We find the appellant’s contention that the Referee committed error in not imposing a constructive trust on the property to be without merit. "A constructive trust may be found by a court when a party, because of a confidential relationship, relies upon a promise of another which is later breached resulting in unjust enrichment to the other. * * * The essential ingredients to support the action are that the person damaged must be induced to act to his detriment and the other’s unjust benefit because of an abuse of the relationship of trust existing between the two. The language customarily used is that there is 'actual or constructive fraud’ in the transaction” (Fischer v Wirth, 38 AD2d 611). In the instant case the appellant does not allege that his deceased mother perpetrated an "actual or constructive fraud” upon him, nor does he allege that there existed between himself and the plaintiff, who he alleges is about to be unjustly enriched, a "relationship of trust” that was abused. Indeed, his basic position is that his mother intended to convey the house to him, but failed to do so. Courts have uniformly held that a constructive trust is a " 'fraud-rectifying’ remedy rather than an 'intent-enforcing’ one” (Bankers Sec. Life Ins. Socy. v Shakerdge, 49 NY2d 939, 940). "Although the facts may reveal a case of unrealized expectations, we may not, without more, fashion a constructive trust. * * * Decedent may well have had a moral obligation to give the property to [the defendant] *665but such an obligation 'is not enough to set a court in motion to compel the devolution of property in a certain way’ ” (Matter of Wells, 36 AD2d 471, 474).
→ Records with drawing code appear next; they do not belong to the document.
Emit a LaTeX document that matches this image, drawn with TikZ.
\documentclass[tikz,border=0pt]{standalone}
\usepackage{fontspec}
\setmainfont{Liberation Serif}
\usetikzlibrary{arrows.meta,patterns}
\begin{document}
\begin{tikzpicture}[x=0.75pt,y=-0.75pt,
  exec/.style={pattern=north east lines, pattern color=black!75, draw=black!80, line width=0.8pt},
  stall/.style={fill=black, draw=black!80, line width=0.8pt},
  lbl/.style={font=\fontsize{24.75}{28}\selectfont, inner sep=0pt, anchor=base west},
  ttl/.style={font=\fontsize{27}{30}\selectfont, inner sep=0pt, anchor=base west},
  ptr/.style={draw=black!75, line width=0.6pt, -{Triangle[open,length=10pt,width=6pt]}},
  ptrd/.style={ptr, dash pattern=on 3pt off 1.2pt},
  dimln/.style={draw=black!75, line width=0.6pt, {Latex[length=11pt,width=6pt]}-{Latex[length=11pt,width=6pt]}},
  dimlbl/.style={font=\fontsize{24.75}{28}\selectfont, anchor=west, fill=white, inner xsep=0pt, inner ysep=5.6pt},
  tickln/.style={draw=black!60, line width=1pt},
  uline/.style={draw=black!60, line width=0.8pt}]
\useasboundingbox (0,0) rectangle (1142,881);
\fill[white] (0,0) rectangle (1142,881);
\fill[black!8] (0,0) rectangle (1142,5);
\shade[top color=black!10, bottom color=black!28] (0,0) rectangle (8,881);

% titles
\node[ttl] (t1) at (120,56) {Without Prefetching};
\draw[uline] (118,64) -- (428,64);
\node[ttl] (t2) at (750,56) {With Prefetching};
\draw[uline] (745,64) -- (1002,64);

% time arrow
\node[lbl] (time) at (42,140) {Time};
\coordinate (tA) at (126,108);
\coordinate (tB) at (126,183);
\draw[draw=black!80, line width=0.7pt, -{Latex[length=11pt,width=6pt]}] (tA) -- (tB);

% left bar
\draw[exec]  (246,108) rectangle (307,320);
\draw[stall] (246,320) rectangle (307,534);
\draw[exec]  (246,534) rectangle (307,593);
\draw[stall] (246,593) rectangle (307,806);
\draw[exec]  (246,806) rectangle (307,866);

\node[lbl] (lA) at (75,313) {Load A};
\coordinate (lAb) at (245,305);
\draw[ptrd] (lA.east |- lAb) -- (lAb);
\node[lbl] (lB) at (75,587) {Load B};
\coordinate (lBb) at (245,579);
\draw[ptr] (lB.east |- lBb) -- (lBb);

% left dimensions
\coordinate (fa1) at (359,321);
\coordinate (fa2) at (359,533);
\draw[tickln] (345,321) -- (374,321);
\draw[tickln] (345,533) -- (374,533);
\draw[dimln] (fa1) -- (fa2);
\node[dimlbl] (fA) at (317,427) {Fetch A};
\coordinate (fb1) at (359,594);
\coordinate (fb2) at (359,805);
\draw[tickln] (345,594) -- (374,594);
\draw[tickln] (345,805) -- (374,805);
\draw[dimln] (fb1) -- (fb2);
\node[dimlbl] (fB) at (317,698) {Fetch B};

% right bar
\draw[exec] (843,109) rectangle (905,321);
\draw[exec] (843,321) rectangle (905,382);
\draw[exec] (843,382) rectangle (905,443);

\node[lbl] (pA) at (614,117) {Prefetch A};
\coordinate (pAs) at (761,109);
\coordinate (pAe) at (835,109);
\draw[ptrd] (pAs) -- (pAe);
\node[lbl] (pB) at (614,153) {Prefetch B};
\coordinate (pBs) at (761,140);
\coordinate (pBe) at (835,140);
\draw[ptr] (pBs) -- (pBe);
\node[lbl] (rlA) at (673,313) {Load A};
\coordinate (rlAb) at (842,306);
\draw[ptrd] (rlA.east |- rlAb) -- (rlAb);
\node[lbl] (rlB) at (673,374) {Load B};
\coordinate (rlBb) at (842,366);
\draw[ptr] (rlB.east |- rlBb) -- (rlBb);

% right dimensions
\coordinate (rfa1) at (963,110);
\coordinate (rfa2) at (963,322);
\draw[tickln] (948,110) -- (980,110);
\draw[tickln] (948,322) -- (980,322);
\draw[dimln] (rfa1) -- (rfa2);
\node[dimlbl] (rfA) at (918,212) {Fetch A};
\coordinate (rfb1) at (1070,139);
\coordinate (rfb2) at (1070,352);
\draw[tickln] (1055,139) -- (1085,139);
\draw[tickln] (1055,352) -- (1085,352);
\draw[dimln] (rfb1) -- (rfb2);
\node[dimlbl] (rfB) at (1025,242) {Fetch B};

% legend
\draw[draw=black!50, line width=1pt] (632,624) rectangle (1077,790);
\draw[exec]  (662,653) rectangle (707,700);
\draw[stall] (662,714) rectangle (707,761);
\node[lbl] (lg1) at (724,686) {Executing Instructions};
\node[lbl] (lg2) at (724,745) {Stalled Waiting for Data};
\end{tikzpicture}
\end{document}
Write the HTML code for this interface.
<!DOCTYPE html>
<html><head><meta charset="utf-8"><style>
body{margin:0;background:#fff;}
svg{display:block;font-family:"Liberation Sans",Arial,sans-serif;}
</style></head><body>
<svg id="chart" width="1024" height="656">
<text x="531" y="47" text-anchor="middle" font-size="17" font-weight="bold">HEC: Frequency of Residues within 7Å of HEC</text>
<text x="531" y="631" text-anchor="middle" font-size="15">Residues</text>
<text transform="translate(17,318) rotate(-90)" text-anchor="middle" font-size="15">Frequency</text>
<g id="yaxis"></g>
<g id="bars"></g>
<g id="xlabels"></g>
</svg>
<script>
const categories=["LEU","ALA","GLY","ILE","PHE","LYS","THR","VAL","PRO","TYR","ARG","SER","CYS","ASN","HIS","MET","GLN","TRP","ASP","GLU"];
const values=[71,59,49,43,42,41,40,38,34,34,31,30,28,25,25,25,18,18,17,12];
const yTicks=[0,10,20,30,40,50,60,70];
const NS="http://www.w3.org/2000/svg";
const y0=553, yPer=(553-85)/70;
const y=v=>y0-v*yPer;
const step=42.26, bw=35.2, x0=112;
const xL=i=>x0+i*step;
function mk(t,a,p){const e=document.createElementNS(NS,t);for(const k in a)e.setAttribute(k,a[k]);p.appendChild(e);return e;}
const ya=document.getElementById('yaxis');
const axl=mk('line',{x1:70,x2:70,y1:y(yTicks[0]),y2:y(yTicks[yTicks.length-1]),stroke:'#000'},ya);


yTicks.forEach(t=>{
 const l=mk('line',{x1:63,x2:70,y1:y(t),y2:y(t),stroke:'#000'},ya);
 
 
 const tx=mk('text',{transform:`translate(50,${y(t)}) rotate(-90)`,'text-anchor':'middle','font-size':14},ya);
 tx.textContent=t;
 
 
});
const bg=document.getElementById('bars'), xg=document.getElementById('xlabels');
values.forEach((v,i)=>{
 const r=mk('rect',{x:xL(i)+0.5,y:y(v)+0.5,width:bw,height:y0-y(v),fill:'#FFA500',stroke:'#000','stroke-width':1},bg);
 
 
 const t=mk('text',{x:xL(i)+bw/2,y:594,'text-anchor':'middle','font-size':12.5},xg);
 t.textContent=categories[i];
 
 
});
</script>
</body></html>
The appellant next contends that even if he is found to have only an equitable lien, the Referee improperly refused to credit him with the costs of his mother’s room, board, laundry, personal services, food, maid services, and household expenses, as well as with his expenditures to maintain, improve and expand the property, including payment of mortgages, interest and utility bills. The appellant has failed, however, to satisfy the burden of a party seeking to reverse a hearing court’s findings of fact. We note that the Referee in the instant matter listened to four days of testimony and evaluated a great quantity of documentary evidence in order to reach his decision. As has often been held, "[t]he decision of a fact-finding court * * * should not usually be disturbed on appeal * * * unless it is obvious that its conclusions could not be reached under any fair interpretation of the evidence” (Matter of Poggemeyer, 87 AD2d 822, 823). Under a fair interpretation of the evidence, the Referee weighed the value of the rent that the appellant had not paid during the many years that he had occupied the premises against the expenses of property maintenance to which the plaintiff had not contributed, and arrived at a balanced and equitable decision which will not be disturbed on appeal.

The appellant also contends that his mother made an oral promise to leave him her real property, which is enforceable in view of the full performance of his part of the agreement, to care for her until her death; and that her holographic will, introduced into evidence at the hearing, constitutes a sufficient memorandum to satisfy the Statute of Frauds. The appellant’s argument is without merit. In In re Manley’s Estate (96 NYS2d 504), relied upon by the appellant, a letter promising to convey real property and identifying the consideration therefor was found to be adequate to satisfy the Statute of Frauds. No such consideration is specified in the decedent’s holographic will in the instant case. Nor does the appellant’s "complete performance” of his part of the alleged agreement satisfy the Statute of Frauds, since only full performance by both parties has been held sufficient to avoid the Statute of Frauds (Pollard v Meyer, 61 AD2d 766). Part performance of an oral agreement may be deemed adequate for the purpose only if that part performance is "unequivocally referable” to the alleged oral agreement (Pollard v Meyer, supra). In the instant case, as the Referee explicitly *666noted in his decision dated November 23, 1983, the appellant’s support of his mother and improvement of the dwelling that they shared, and in which he had his professional office, were readily attributable to filial affection, and were not "unequivocally referable” to an oral promise by the mother to devise her house to her son. Rubin, J. P., Kooper, Sullivan and Balletta, JJ., concur.